Keane have had an interesting career map to date. The trio originally started off as a band that picked up the trail of melodic, piano-based pop-rock that Coldplay had begun with their 2004 debut 'Hopes and Fears'. That quickly gave way to a rockier sound (and lead singer Tom Chaplin's much-publicised 'battle' with cocaine) on 'Under the Iron Sea', after which it seemed that the public had lost interest.

A reinvention of-sorts proved somewhat successful with 2008's 'Perfect Symmetry', though. An album that had more in common with Talk Talk and '80s synth-pop than Chris Martin and co., it displayed a previously-unheard facet of the Sussex band's canon.

Its follow-up is an 8-track EP recorded in various studios during their last world tour, although it's not the piecemeal nature of 'Night Train' that causes the most problems. For some reason, Keane decided to bring Somali rapper K'Naan on board for two tracks, while Japanese MC Tigarah guests on 'Ishin Densin'. It's only the Rocky theme-sampling 'Looking Back' that works out of these collaborations, though - the other two tracks sound like bad charity singles.

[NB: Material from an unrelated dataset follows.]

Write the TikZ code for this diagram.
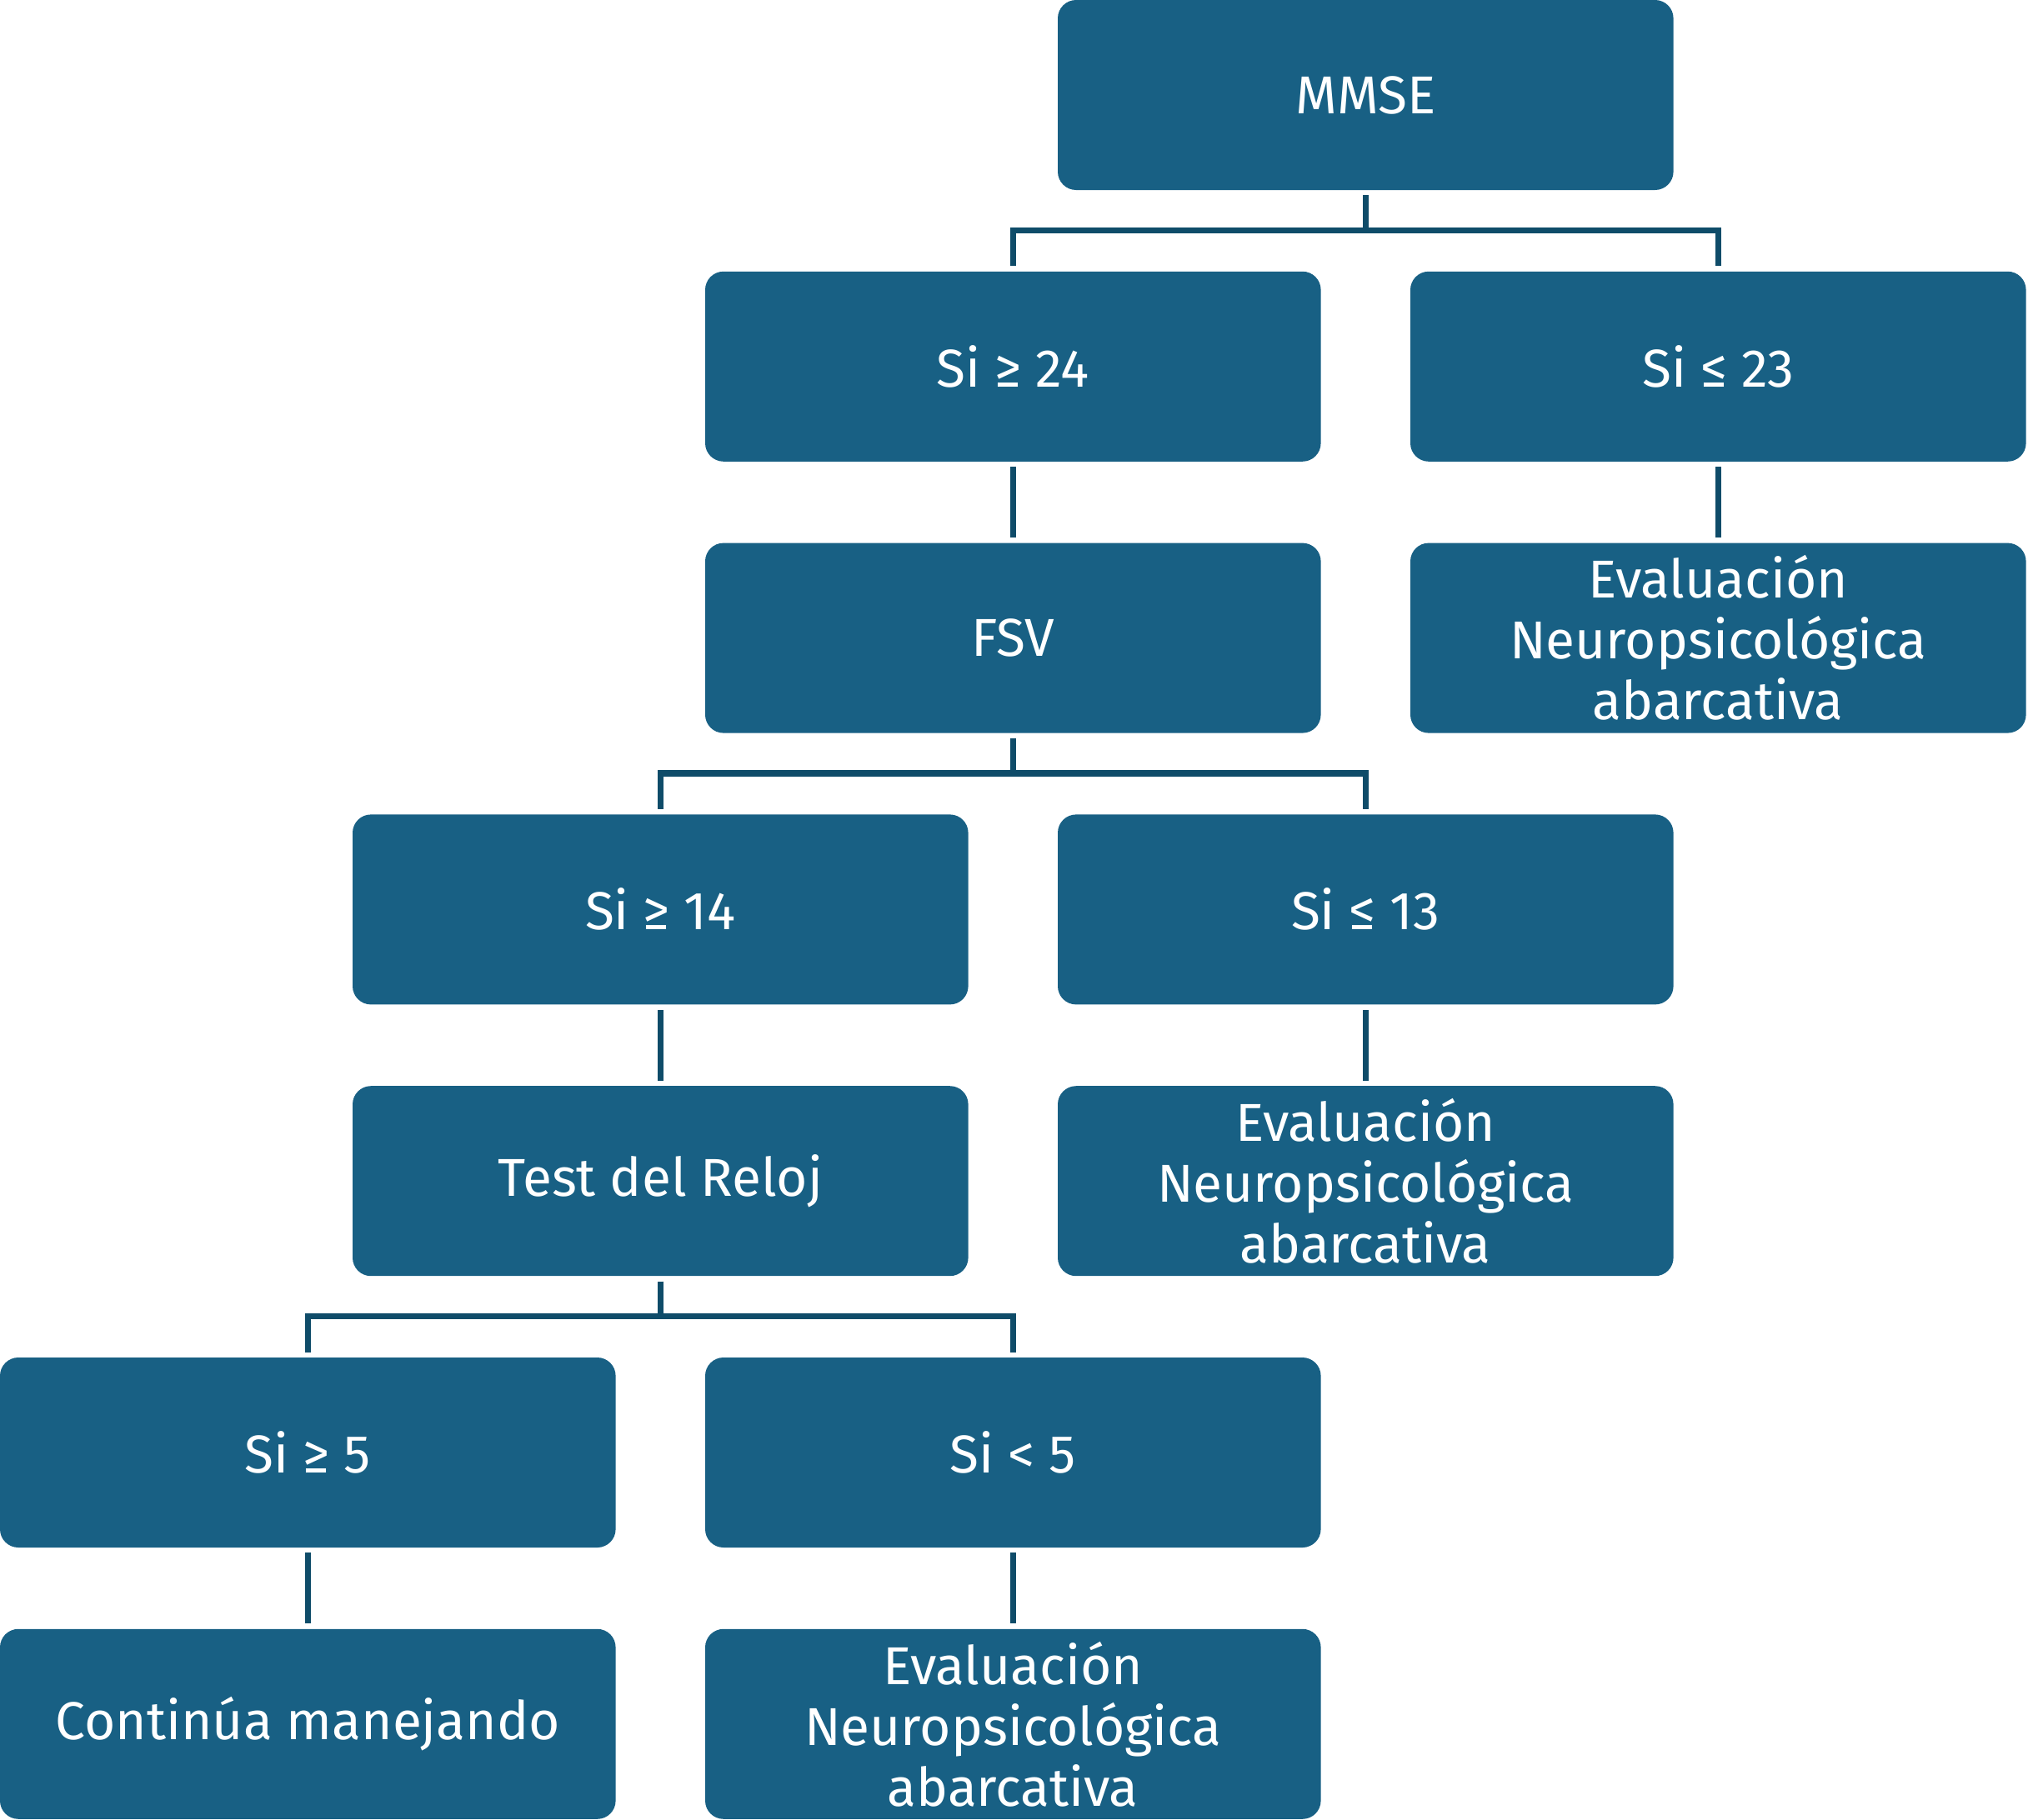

Elsewhere, it's not so bad. 'Back in Time' is an enjoyable synthfest that zips along like Bowie's 'Ashes to Ashes', Tim Rice-Oxley provides a surprisingly strong vocal on the languid '80s quirk of 'Your Love', and 'Clear Skies' ploughs an Empire of the Sun-like furrow with its warm acoustic uptempo strum. Best that this was a gap-filling EP, though - as the framework of an album, it has the makings of a probable disappointment.